Showing the footage enabled the audience to come to their own conclusions as to whether a politician behaving as Mr Lilley did was appropriate, and whether the current rules and codes of conduct are appropriate. Given this, Ofcom considered that the public interest in broadcasting outweighed the potential negative effect on Mr Lilley.
Ofcom also found that the programme was not unfair to Mr Lilley. It did not state that he had breached any rules or code of conduct, it questioned whether he had done anything wrong, and showing the footage would allow viewers to make up their own minds.
Mr Lilley also complained that Channel 4 had refused to provide him with the transcript before broadcast, and that he had not had sufficient opportunity to respond. Ofcom confirmed that there was no such requirement in the Code, and that Channel 4 had set out the key allegations and extracts from secret filming in correspondence with Mr Lilley and given him ample time and opportunity to respond.
Channel 4 set out its reasoning for undertaking secret filming in the programme. In doing so it referred to its own thorough internal procedures for considering and authorising this mode of filming.

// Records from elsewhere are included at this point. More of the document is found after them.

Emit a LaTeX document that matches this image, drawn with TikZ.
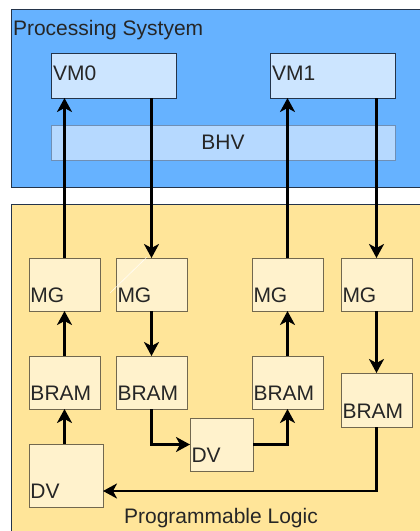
\documentclass[tikz,border=0pt]{standalone}
\usepackage{fontspec}
\setmainfont{Liberation Sans}
\usetikzlibrary{arrows.meta}
\definecolor{psblue}{HTML}{66B2FF}
\definecolor{psborder}{HTML}{24344A}
\definecolor{vmfill}{HTML}{CCE5FF}
\definecolor{bhvfill}{HTML}{B6D9FF}
\definecolor{bhvborder}{HTML}{6F8FB5}
\definecolor{plyellow}{HTML}{FFE599}
\definecolor{boxfill}{HTML}{FFF2CC}
\definecolor{boxborder}{HTML}{72684F}
\definecolor{txt}{HTML}{262626}
\tikzset{
  every node/.style={inner sep=0pt, outer sep=0pt},
  lbl/.style={font=\fontsize{21}{24}\selectfont, text=txt},
  vmbox/.style={draw=psborder, line width=0.9pt, fill=vmfill, anchor=north west},
  ybox/.style={draw=boxborder, line width=0.9pt, fill=boxfill, anchor=north west},
  conn/.style={line width=2.8pt, draw=black, -{Stealth[length=14pt, width=15pt, inset=4pt]}},
}
\begin{document}
\begin{tikzpicture}[x=1pt, y=1pt]
\useasboundingbox (0,0) rectangle (420,-531);
% containers
\node[draw=psborder, line width=0.9pt, fill=psblue, minimum width=420, minimum height=178, anchor=north west] (ps) at (11,-9) {};
\node[draw=psborder, line width=0.9pt, fill=plyellow, minimum width=420, minimum height=340, anchor=north west] (pl) at (11,-204) {};
\node[lbl, anchor=base west] (pst) at (13,-35) {Processing Systyem};
\node[lbl, anchor=base] (plt) at (221,-523) {Programmable Logic};
% processing system boxes
\node[vmbox, minimum width=125, minimum height=45] (vm0) at (51,-53) {};
\node[vmbox, minimum width=125, minimum height=45] (vm1) at (270,-53) {};
\node[lbl, anchor=base west] (vm0t) at (53,-80) {VM0};
\node[lbl, anchor=base west] (vm1t) at (272,-80) {VM1};
\node[draw=bhvborder, line width=0.8pt, fill=bhvfill, minimum width=344, minimum height=35, anchor=north west] (bhv) at (51,-125) {};
\node[lbl, anchor=center] (bhvt) at (bhv.center) {\vphantom{B}BHV};
% programmable logic boxes
\node[ybox, minimum width=71, minimum height=53] (mg1) at (29,-258) {};
\node[ybox, minimum width=71, minimum height=53] (mg2) at (116,-258) {};
\node[ybox, minimum width=71, minimum height=53] (mg3) at (252,-258) {};
\node[ybox, minimum width=71, minimum height=53] (mg4) at (341,-258) {};
\node[ybox, minimum width=71, minimum height=53] (br1) at (29,-356) {};
\node[ybox, minimum width=71, minimum height=53] (br2) at (116,-356) {};
\node[ybox, minimum width=71, minimum height=53] (br3) at (252,-356) {};
\node[ybox, minimum width=71, minimum height=54] (br4) at (341,-373) {};
\node[ybox, minimum width=63, minimum height=53] (dvm) at (190,-418) {};
\node[ybox, minimum width=74, minimum height=63] (dvl) at (29,-444) {};
\foreach \b/\t in {mg1/MG, mg2/MG, mg3/MG, mg4/MG, br1/BRAM, br2/BRAM, br3/BRAM, br4/BRAM, dvm/DV, dvl/DV}{
  \node[lbl, anchor=base west] (\b t) at ([shift={(1.5,9)}]\b.south west) {\t};
}
% stray light line
\draw[white, opacity=0.8, line width=0.6pt] (110,-293) -- (147,-257);
% connectors
\draw[conn] (mg1.north) -- (mg1.north |- vm0.south);
\draw[conn] (mg2.north |- vm0.south) -- (mg2.north);
\draw[conn] (mg3.north) -- (mg3.north |- vm1.south);
\draw[conn] (mg4.north |- vm1.south) -- (mg4.north);
\draw[conn] (br1.north) -- (mg1.south);
\draw[conn] (br1.south |- dvl.north) -- (br1.south);
\draw[conn] (mg2.south) -- (br2.north);
\draw[conn] (br3.north) -- (mg3.south);
\draw[conn] (mg4.south) -- (mg4.south |- br4.north);
\draw[conn] (br2.south) |- (dvm.west);
\draw[conn] (dvm.east) -| (br3.south);
\draw[conn] (mg4.south |- br4.south) |- ([yshift=16]dvl.south east);
\end{tikzpicture}
\end{document}
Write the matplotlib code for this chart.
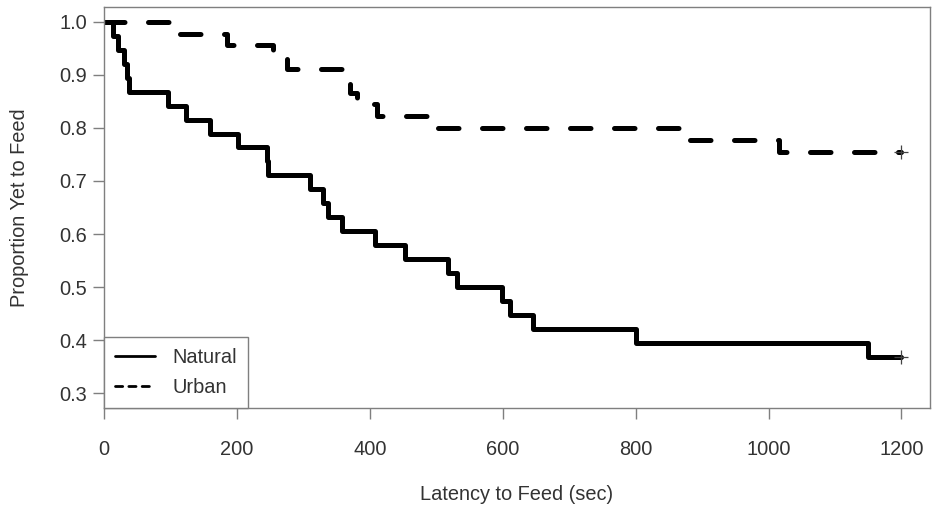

UK Broadcasters require any proposal to secretly film to be submitted in writing and approved in advance. Once the footage is obtained programme makers will then need to be able to justify the public interest reasons for broadcasting it. For programme makers this can sometimes feel like a long-winded process but for the broadcaster it ensures there has been careful analysis that can later be relied upon in the event of an Ofcom complaint.